While hardly a detailed analysis of the disintegration of morality and thought, Hill’s book is one of the best mid-level introductions to this disintegration around.  Students and laymen with some background in philosophy will find refreshing Hill’s catalogue of the Greeks and the early moderns, though readers without any clue as to where to start with philosophy would probably benefit from a broader introduction.  That said, disillusioned students tired of the present relativist morality pushed by secular culture today would be wise to grab a copy of After the Natural Law, if only to help galvanize their perspective on the failings of modern liberalism while also learning about its intellectual origins.

Hill’s book fits in well with the growing library of neo-Thomistic writings of the last thirty or forty years, which in turn is contributing to the slow but building trend among academics toward a possible re-embrace of natural law and classical scholasticism.  Hill finds apt company with the likes of J. Budziszewski, Edward Feser, and Dr. Michael Augros, among others, each of whom have put forward readily-accessible books for the growing laymen’s interest in a worldview that actually makes sense.  As many colleges around the nation continue to churn out morally relativist nonsense based on liberal ideas of freedom, individualism, and hedonism, a growing number of college-age students are finding themselves left behind in the intellectual ruins of common sense and self-reflection.  The academic world, mad enough as it was a generation ago, now openly calls for self-induced schizophrenia in order to be part of their club.  For students unwilling to commit to such radical intellectual masochism, the neo-scholastics form the best, most rigorous, and perhaps most accessible, alternative.

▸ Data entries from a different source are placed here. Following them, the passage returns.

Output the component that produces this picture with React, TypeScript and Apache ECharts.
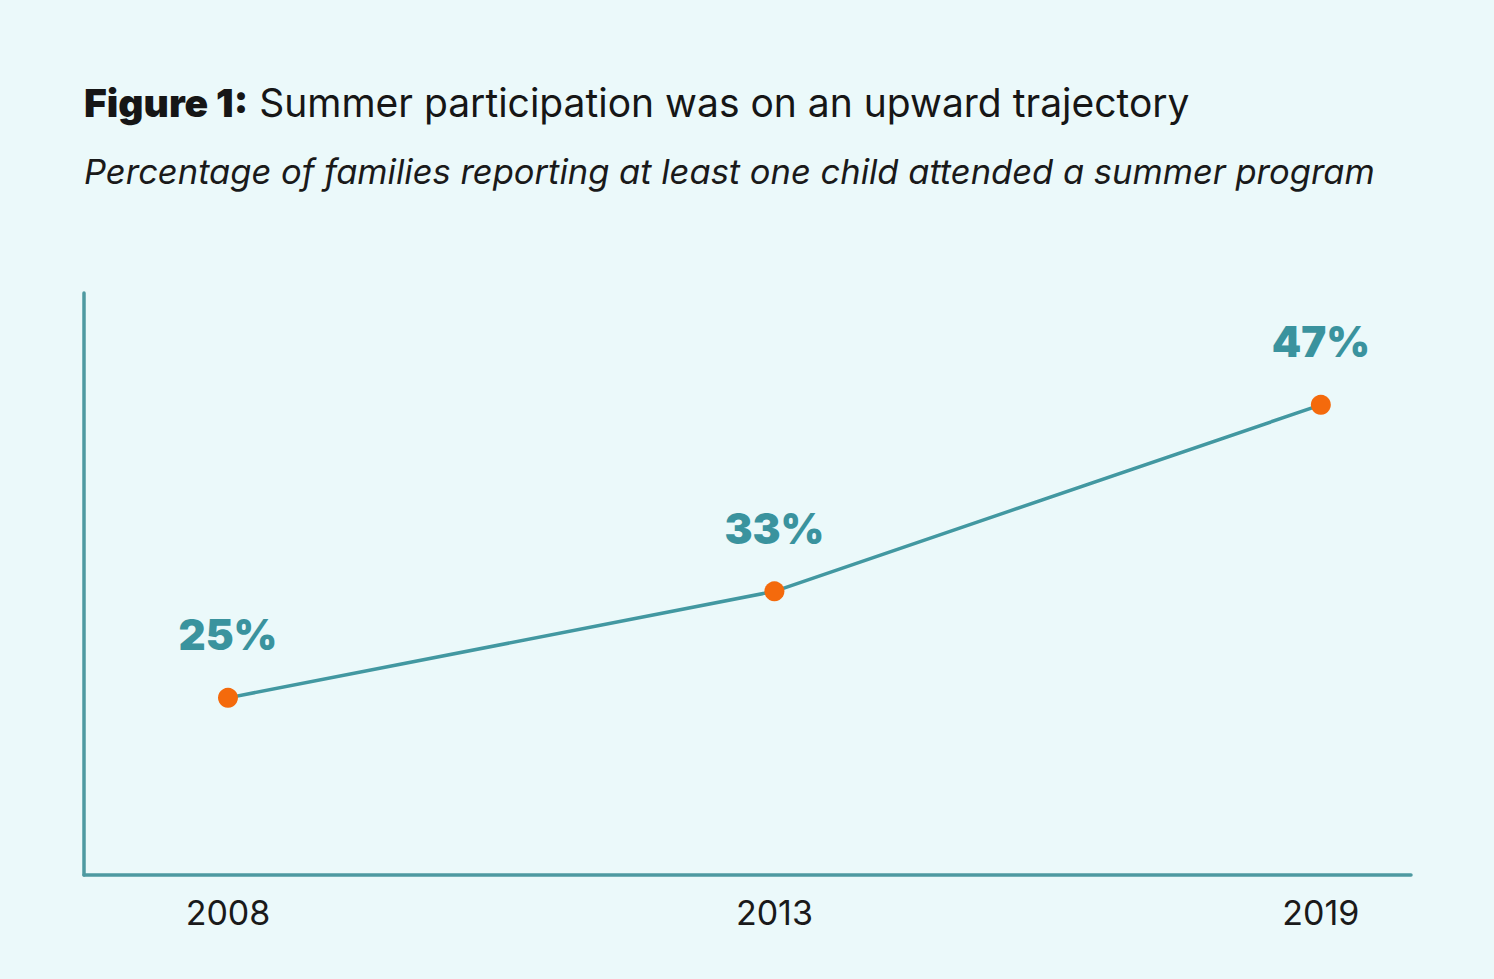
import React, { useEffect, useRef } from "react";
import * as echarts from "echarts";

const years = ["2008", "2013", "2019"];
const positions = [0, 1, 2];
const values = [25, 33, 47];

const titleBold = "Figure 1:";
const titleRest = " Summer participation was on an upward trajectory";
const subtitle = "Percentage of families reporting at least one child attended a summer program";

export default function App() {
  const ref = useRef<HTMLDivElement>(null);
  useEffect(() => {
    if (!ref.current) return;
    const chart = echarts.init(ref.current, null, { renderer: "svg" });
    const teal = "#4298A1";
    chart.setOption({
      animation: false,
      backgroundColor: "#EBF9FA",
      title: [
        {
          text: `{b|${titleBold}}{r|${titleRest}}`,
          left: 79,
          top: 73,
          textStyle: {
            rich: {
              b: { fontFamily: "Inter", fontSize: 39, fontWeight: 900, color: "#161616", lineHeight: 48 },
              r: { fontFamily: "Inter", fontSize: 39, fontWeight: 400, color: "#161616", lineHeight: 48 },
            },
          },
        },
        {
          text: subtitle,
          left: 79,
          top: 144,
          textStyle: {
            fontFamily: "Inter",
            fontSize: 34.5,
            fontStyle: "italic",
            fontWeight: 400,
            color: "#1a1a1a",
            lineHeight: 44,
          },
        },
      ],
      grid: { left: 84, right: 83, top: 293, bottom: 104 },
      xAxis: {
        type: "value",
        min: -0.2635,
        max: 2.165,
        axisLine: { show: true, onZero: false, lineStyle: { color: "#4E9AA1", width: 3.5 } },
        axisTick: { show: false },
        splitLine: { show: false },
        axisLabel: {
          customValues: positions,
          formatter: (v: number) => years[Math.round(v)] ?? "",
          fontFamily: "Inter",
          fontSize: 34,
          color: "#1a1a1a",
          margin: 20,
        },
      },
      yAxis: {
        type: "value",
        min: 11.7,
        max: 55.4,
        axisLine: { show: true, onZero: false, lineStyle: { color: "#4E9AA1", width: 3.5 } },
        axisTick: { show: false },
        axisLabel: { show: false },
        splitLine: { show: false },
      },
      series: [
        {
          type: "line",
          data: positions.map((p, i) => [p, values[i]]),
          lineStyle: { color: teal, width: 3.5 },
          symbol: "circle",
          symbolSize: 20,
          itemStyle: { color: "#F46A0C", borderWidth: 0 },
          label: {
            show: true,
            position: "top",
            distance: 32,
            formatter: (p: any) => `${p.value[1]}%`,
            fontFamily: "Inter",
            fontSize: 42,
            fontWeight: 900,
            color: "#3A939E",
          },
        },
      ],
    });
    return () => chart.dispose();
  }, []);
  return (
    <div
      ref={ref}
      style={{ position: "fixed", left: 0, top: 0, width: 1494, height: 979 }}
    />
  );
}
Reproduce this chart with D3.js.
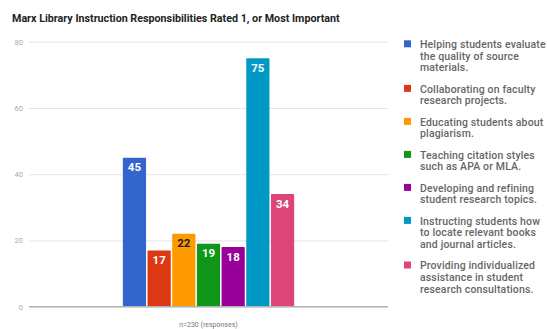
<!DOCTYPE html>
<html><head><meta charset="utf-8">
<script src="https://cdn.jsdelivr.net/npm/d3@7"></script>
<style>html,body{margin:0;padding:0;background:#fff;}svg{display:block;}</style>
</head><body>
<script>
const title = "Marx Library Instruction Responsibilities Rated 1, or Most Important";
const categories = ["n=230 (responses)"];
const seriesNames = [
  "Helping students evaluate the quality of source materials.",
  "Collaborating on faculty research projects.",
  "Educating students about plagiarism.",
  "Teaching citation styles such as APA or MLA.",
  "Developing and refining student research topics.",
  "Instructing students how to locate relevant books and journal articles.",
  "Providing individualized assistance in student research consultations."
];
const legendLines = [
  ["Helping students evaluate", "the quality of source", "materials."],
  ["Collaborating on faculty", "research projects."],
  ["Educating students about", "plagiarism."],
  ["Teaching citation styles", "such as APA or MLA."],
  ["Developing and refining", "student research topics."],
  ["Instructing students how", "to locate relevant books", "and journal articles."],
  ["Providing individualized", "assistance in student", "research consultations."]
];
const values = [45, 17, 22, 19, 18, 75, 34];
const colors = ["#3366cc", "#dc3912", "#ff9900", "#109618", "#990099", "#0099c6", "#dd4477"];
const labelColors = ["#fff", "#fff", "#222", "#fff", "#fff", "#fff", "#fff"];
const yTicks = [0, 20, 40, 60, 80];

const W = 547, H = 329;
const svg = d3.select("body").append("svg").attr("width", W).attr("height", H);
svg.append("rect").attr("width", W).attr("height", H).attr("fill", "#fff");

const plotL = 29, plotR = 388;
const y = d3.scaleLinear().domain([0, 80]).range([306.7, 41.7]);
const xCat = d3.scaleBand().domain(categories).range([plotL, plotR]).paddingInner(0).paddingOuter(0.548);
const x = d3.scaleBand().domain(seriesNames).range([xCat(categories[0]), xCat(categories[0]) + xCat.bandwidth()]).paddingInner(0.06).paddingOuter(0);

// title
const t = svg.append("text").attr("x", 12).attr("y", 21.5)
  .attr("font-family", "Roboto, sans-serif").attr("font-weight", "bold")
  .attr("font-size", 11).attr("fill", "#222").text(title);
const tw = t.node().getComputedTextLength();
t.attr("font-size", 11 * 328 / tw);

// gridlines
const yAxis = d3.axisLeft(y).tickValues(yTicks).tickSize(-(plotR - plotL)).tickPadding(6);
const ga = svg.append("g").attr("transform", `translate(${plotL},0)`).call(yAxis);
ga.select(".domain").remove();
ga.selectAll(".tick line").attr("stroke", "#e3e3e3").attr("stroke-width", 1);
ga.selectAll(".tick text").attr("fill", "#aaa").attr("font-size", 7.5)
  .attr("font-family", "Roboto, sans-serif");

// bars
svg.append("g").selectAll("rect").data(values).join("rect")
  .attr("x", (d, i) => x(seriesNames[i]))
  .attr("width", x.bandwidth())
  .attr("y", d => y(d))
  .attr("height", d => y(0) - y(d))
  .attr("rx", 0.8)
  .attr("fill", (d, i) => colors[i]);

// bar labels
svg.append("g").selectAll("text").data(values).join("text")
  .attr("x", (d, i) => x(seriesNames[i]) + x.bandwidth() / 2)
  .attr("y", d => y(d) + 13.5)
  .attr("text-anchor", "middle")
  .attr("font-family", "Roboto, sans-serif").attr("font-weight", "bold")
  .attr("font-size", 11.5)
  .attr("fill", (d, i) => labelColors[i])
  .text(d => d);

// baseline
svg.append("line").attr("x1", plotL).attr("x2", plotR).attr("y1", y(0)).attr("y2", y(0))
  .attr("stroke", "#b5b5b5").attr("stroke-width", 1.6);

// x category label
svg.append("text").attr("x", xCat(categories[0]) + xCat.bandwidth() / 2).attr("y", 327)
  .attr("text-anchor", "middle").attr("font-family", "Roboto, sans-serif")
  .attr("font-size", 7).attr("fill", "#777").text(categories[0]);

// legend
const lineH = 11.6, gap = 9.8;
let ly = 44.3;
const lg = svg.append("g");
legendLines.forEach((lines, i) => {
  lg.append("rect").attr("x", 404).attr("y", ly - 4).attr("width", 7).attr("height", 7).attr("fill", colors[i]);
  lines.forEach((ln, j) => {
    lg.append("text").attr("x", 420).attr("y", ly + j * lineH + 3.8)
      .attr("font-family", "Roboto, sans-serif").attr("font-weight", 500)
      .attr("font-size", 10.5).attr("letter-spacing", 0.15).attr("fill", "#666").text(ln);
  });
  ly += lines.length * lineH + gap;
});
</script>
</body></html>
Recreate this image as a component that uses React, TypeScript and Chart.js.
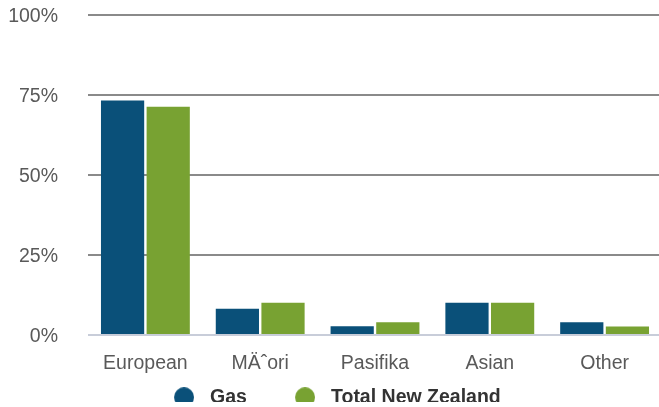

The question is, will it be enough?  The academic fields seem to be increasingly hostile to outside strains of thought, even as many philosophy departments grow in size and diversity.  The liberal arts on most campuses have been fortresses of Marxist ideology for decades, so much so that trend in variation among professors in philosophy departments makes little difference in the mired swamp of postmodern intellectual snobbery and debauchery that consumes the rest of the campus.  While the sustainability of the modern university system is a topic for another time, one must wonder whether the academy is still a place worthy of discussions and analyses of the natural law and a teleological order, or whether some new venue must be sought out for reasoned discourse to remain possible.  The internet, at least, offers some solace.